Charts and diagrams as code
□ □ □ □ □ □ □

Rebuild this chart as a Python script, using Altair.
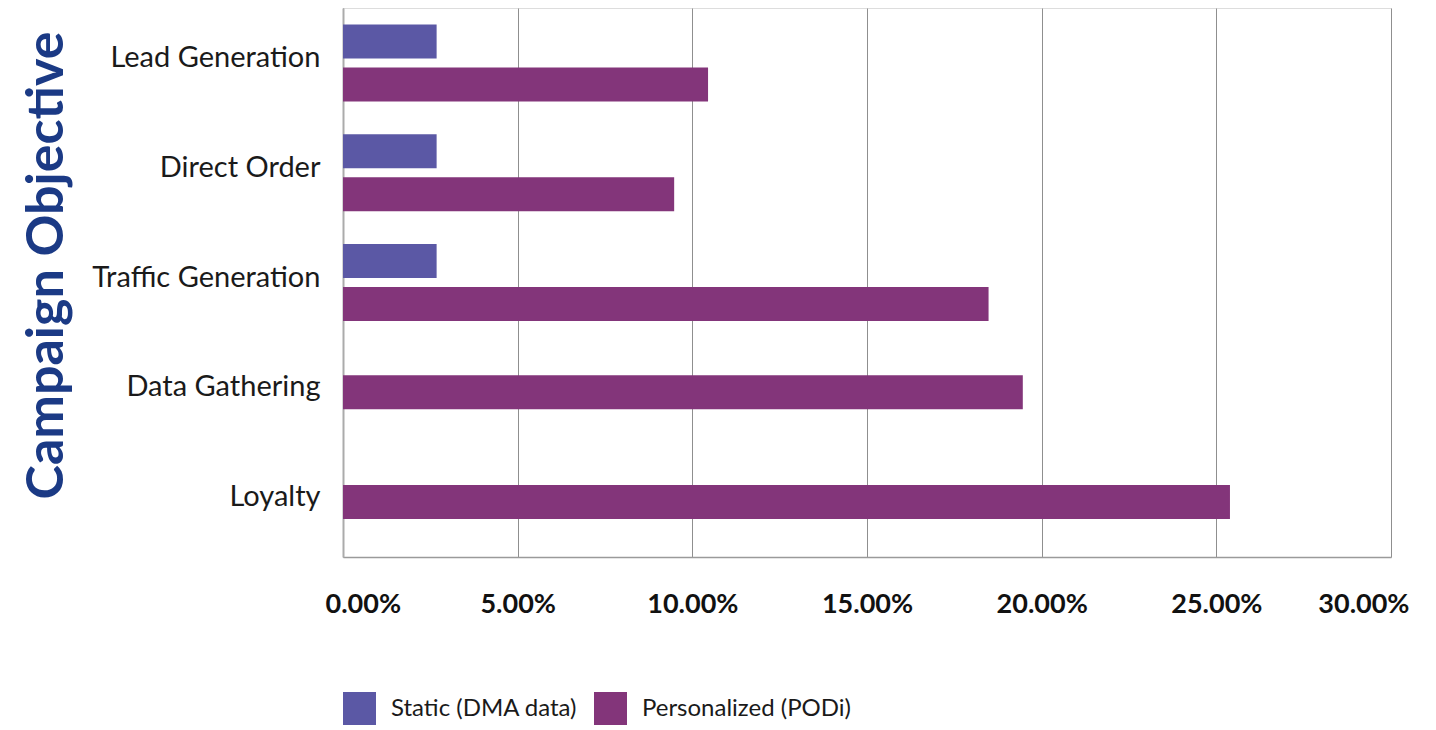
import altair as alt
import pandas as pd

categories = ["Lead Generation", "Direct Order", "Traffic Generation", "Data Gathering", "Loyalty"]
static_vals = [0.0268, 0.0268, 0.0268, None, None]
personal_vals = [0.1045, 0.0948, 0.1848, 0.1946, 0.2539]
series_names = ["Static (DMA data)", "Personalized (PODi)"]
series_colors = ["#5B58A5", "#83357A"]
x_ticks = [0.0, 0.05, 0.10, 0.15, 0.20, 0.25, 0.30]

rows = []
for c, s, p in zip(categories, static_vals, personal_vals):
    has_static = s is not None
    if has_static:
        rows.append({"category": c, "series": series_names[0], "value": s, "paired": True})
    rows.append({"category": c, "series": series_names[1], "value": p, "paired": has_static})
df = pd.DataFrame(rows)

FONT = "Lato"

x_enc = alt.X(
    "value:Q",
    scale=alt.Scale(domain=[0, 0.30], nice=False, zero=True),
    axis=alt.Axis(
        values=x_ticks, format=".2%", title=None, grid=True, gridColor="#8f8f8f", gridWidth=1,
        domain=True, domainColor="#9a9a9a", domainWidth=1.5, ticks=False,
        labelPadding=34, labelFontSize=27, labelFontWeight="bold", labelColor="#111111",
        labelFont=FONT, labelFlush=True, labelFlushOffset=18,
    ),
)
y_enc = alt.Y(
    "category:N",
    sort=categories,
    scale=alt.Scale(domain=categories, paddingInner=0, paddingOuter=0),
    axis=alt.Axis(
        title="Campaign Objective", titleFont=FONT, titleFontSize=52, titleFontWeight="bold",
        titleColor="#1b3a85", titleAngle=-90, titleX=-297, titleY=257, titleAlign="center",
        titleBaseline="middle", titleLimit=0,
        domain=True, domainColor="#ababab", domainWidth=2, ticks=False, grid=False,
        labelPadding=23, labelFontSize=29, labelColor="#1a1a1a", labelFont=FONT,
        labelLimit=0, labelBaseline="middle", labelOffset=-5,
    ),
)
color_enc = alt.Color(
    "series:N",
    scale=alt.Scale(domain=series_names, range=series_colors),
    legend=alt.Legend(
        title=None, orient="none", legendX=0, legendY=684, direction="horizontal",
        symbolType="square", symbolSize=1089, symbolStrokeWidth=0, symbolOpacity=1,
        labelFont=FONT, labelFontSize=24, labelColor="#1a1a1a", labelOffset=15, labelLimit=0,
        columnPadding=16, padding=0,
    ),
)

base = alt.Chart(df).encode(x=x_enc, y=y_enc, color=color_enc)

static_layer = base.transform_filter(
    alt.datum.series == series_names[0]
).mark_bar(size=34, yOffset=-21.5)

paired_layer = base.transform_filter(
    (alt.datum.series == series_names[1]) & (alt.datum.paired == True)
).mark_bar(size=34, yOffset=21.5)

single_layer = base.transform_filter(
    (alt.datum.series == series_names[1]) & (alt.datum.paired == False)
).mark_bar(size=34)

chart = alt.layer(static_layer, paired_layer, single_layer).properties(
    width=1048, height=549,
    padding={"left": 12, "top": 0, "right": 0, "bottom": 0},
).configure_view(stroke=None).configure(background="white")

chart.save("out.html", embed_options={"renderer": "svg", "actions": False})
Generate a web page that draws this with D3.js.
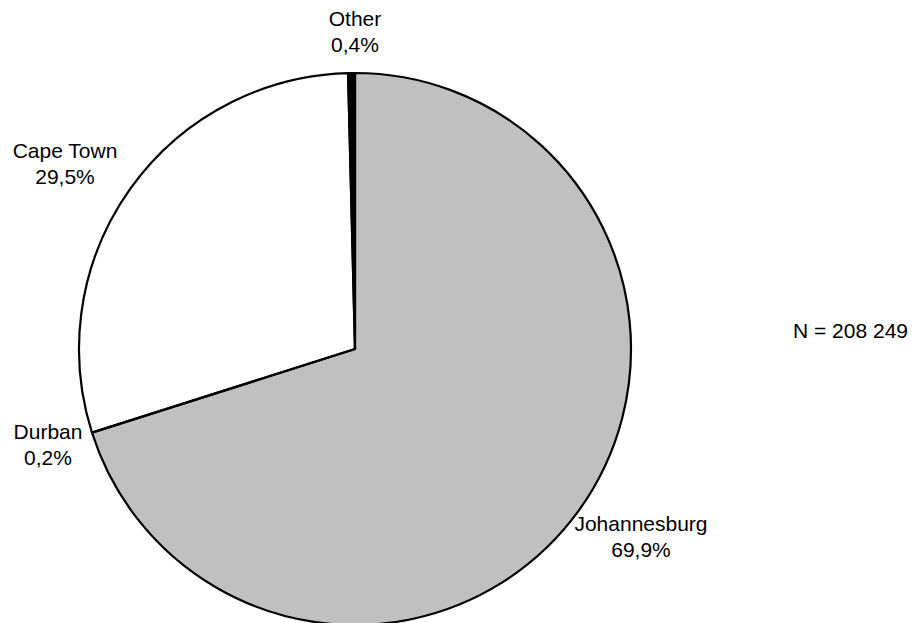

□ □ □ □ □ □ □

YOUR INSTRUCTIONS:
Please reproduce the listing exactly from its opening line through the line that contains "df = pd.DataFrame(rows)", both included, with all pictures omitted.

REPLY TO THE TASK:
Rebuild this chart as a Python script, using Altair.
import altair as alt
import pandas as pd

categories = ["Lead Generation", "Direct Order", "Traffic Generation", "Data Gathering", "Loyalty"]
static_vals = [0.0268, 0.0268, 0.0268, None, None]
personal_vals = [0.1045, 0.0948, 0.1848, 0.1946, 0.2539]
series_names = ["Static (DMA data)", "Personalized (PODi)"]
series_colors = ["#5B58A5", "#83357A"]
x_ticks = [0.0, 0.05, 0.10, 0.15, 0.20, 0.25, 0.30]

rows = []
for c, s, p in zip(categories, static_vals, personal_vals):
    has_static = s is not None
    if has_static:
        rows.append({"category": c, "series": series_names[0], "value": s, "paired": True})
    rows.append({"category": c, "series": series_names[1], "value": p, "paired": has_static})
df = pd.DataFrame(rows)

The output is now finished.